The most interesting part of this paper to me is that they let the agent guess how efficient it’s own solutions were and only had the model experimentally verify it’s guesses in 0.002% of cases. This allowed the model to search much faster than another program that didn’t guess and had to run every program.
This is the same sort of "more guesses faster beats smarter guesses slower" that made afl-fuzz by far the best at exploring large search spaces in program fuzzing
Fast search often beats accurate search. Sometimes adding clever heuristics or more complex scoring "works" but slows down the search enough that it's an overall loss. Another kind of a bitter lesson, perhaps
But why isn't the proposed method an instance of smart guessing? It reduces oracle complexity with heuristics. The heuristic is "build a machine learning model of the objective function and use it to fake oracle queries most of the time."
This is actually quite common to optimize stuff in several disciplines. You essentially fit a surrogate model (keyword if you want to look up more) to whatever you want to optimize, then use the model to guide the procedure, making sure that the model is correct every one in a while.
I've been wondering about a similar approach for biomolecular simulations, where exact computations are still a hard bottleneck. I wonder if something like this could give us a few orders of magnitude more speed.

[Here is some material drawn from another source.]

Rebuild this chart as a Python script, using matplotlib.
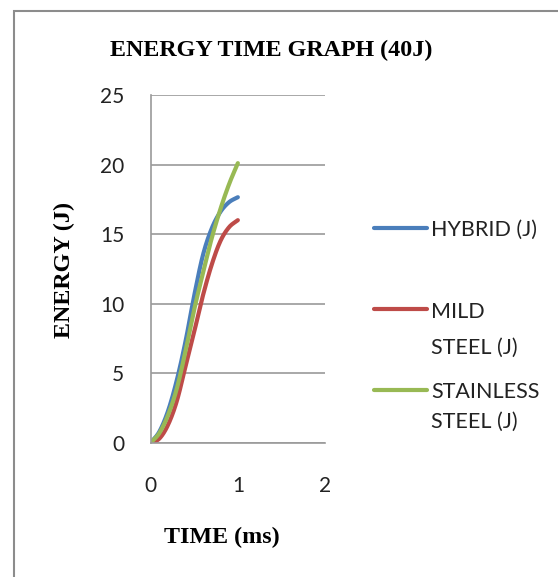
import numpy as np
import matplotlib
matplotlib.use("Agg")
import matplotlib.pyplot as plt
from matplotlib.lines import Line2D
from matplotlib.patches import Rectangle

# Energy absorbed over time for the three specimens (40 J impact)
time_ms = [0.0, 0.1, 0.2, 0.3, 0.4, 0.5, 0.6, 0.7, 0.8, 0.9, 1.0]
hybrid = [0.0, 0.8, 2.3, 4.5, 7.3, 10.6, 13.5, 15.4, 16.6, 17.3, 17.65]
mild_steel = [0.0, 0.3, 1.3, 3.0, 5.5, 8.0, 10.6, 12.8, 14.5, 15.5, 16.0]
stainless_steel = [0.0, 0.7, 2.0, 3.9, 6.6, 9.6, 12.2, 14.7, 16.8, 18.6, 20.1]

series_names = [["HYBRID (J)"], ["MILD", "STEEL (J)"], ["STAINLESS", "STEEL (J)"]]
series_colors = ["#4A7EBB", "#BE4B48", "#98B954"]
x_ticks = [0, 1, 2]
y_ticks = [0, 5, 10, 15, 20, 25]


def smooth(x, y, n=20):
    """Catmull-Rom curve through the points, like a smoothed scatter line."""
    x = np.asarray(x, float)
    y = np.asarray(y, float)
    px = np.concatenate([[2 * x[0] - x[1]], x, [2 * x[-1] - x[-2]]])
    py = np.concatenate([[2 * y[0] - y[1]], y, [2 * y[-1] - y[-2]]])
    xs, ys = [], []
    t = np.linspace(0, 1, n, endpoint=False)
    for i in range(1, len(px) - 2):
        for p, out in ((px, xs), (py, ys)):
            p0, p1, p2, p3 = p[i - 1], p[i], p[i + 1], p[i + 2]
            out.extend(0.5 * ((2 * p1) + (-p0 + p2) * t
                              + (2 * p0 - 5 * p1 + 4 * p2 - p3) * t ** 2
                              + (-p0 + 3 * p1 - 3 * p2 + p3) * t ** 3))
    xs.append(x[-1])
    ys.append(y[-1])
    return np.array(xs), np.array(ys)


W, H = 558, 577
fig = plt.figure(figsize=(W / 100, H / 100), dpi=100)
fig.patch.set_facecolor("white")

# chart frame
fig.add_artist(Rectangle((14 / W, -0.05), 1.2, 1 - 11 / H + 0.05,
                         transform=fig.transFigure, fill=False,
                         edgecolor="#8c8c8c", linewidth=1.5))

ax = fig.add_axes([150.7 / W, 1 - 442.7 / H, (325 - 150.7) / W, (442.7 - 95) / H])
ax.set_xlim(0, 2)
ax.set_ylim(0, 25)
ax.set_xticks(x_ticks)
ax.set_yticks(y_ticks)
ax.grid(axis="y", color="#9a9a9a", linewidth=1.2)
ax.set_axisbelow(True)
for side in ("top", "right"):
    ax.spines[side].set_visible(False)
for side in ("left", "bottom"):
    ax.spines[side].set_color("#9a9a9a")
    ax.spines[side].set_linewidth(1.2)
ax.tick_params(length=0, labelsize=15, labelcolor="#222222")
ax.tick_params(axis="y", pad=19)
ax.tick_params(axis="x", pad=24)
for lab in ax.get_xticklabels() + ax.get_yticklabels():
    lab.set_family("Lato")

for yv, color in zip([hybrid, mild_steel, stainless_steel], series_colors):
    sx, sy = smooth(time_ms, yv)
    ax.plot(sx, sy, color=color, linewidth=3.0, solid_capstyle="round")

serif = dict(family="Liberation Serif", weight="bold", color="black")
fig.text(271 / W, 1 - 50 / H, "ENERGY TIME GRAPH (40J)", ha="center", va="center",
         fontsize=17.3, **serif)
fig.text(222 / W, 1 - 537 / H, "TIME (ms)", ha="center", va="center",
         fontsize=17.3, **serif)
fig.text(64 / W, 1 - 270 / H, "ENERGY (J)", ha="center", va="center",
         rotation=90, fontsize=17.3, **serif)

# legend entries: handle y, then the y of each text line
legend_handle_y = [228, 309, 390]
legend_line_y = [[228], [310, 346], [390, 420]]
for lines, color, hy, ys in zip(series_names, series_colors, legend_handle_y, legend_line_y):
    fig.add_artist(Line2D([374 / W, 427 / W], [1 - hy / H] * 2,
                          transform=fig.transFigure, color=color,
                          linewidth=3.0, solid_capstyle="round"))
    for txt, ty in zip(lines, ys):
        fig.text(431 / W, 1 - ty / H, txt, ha="left", va="center_baseline",
                 fontsize=15.5, family="Lato", color="#222222")

fig.savefig("out.png", dpi=100, facecolor="white")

There's likely a connection. Either way, I like to describe AIs like ChatGPT / diffusion models, etc. as operating 100% on intuition. It gives people a better intuition of their weaknesses...
For GPT you can kind of prompt it to do chain-of-thought reasoning, but it doesn't work very well; not if you compare it to what humans do.
Once again it seems like what we thought was hard, is easy; what we thought was easy and computer-like turns out to be hard.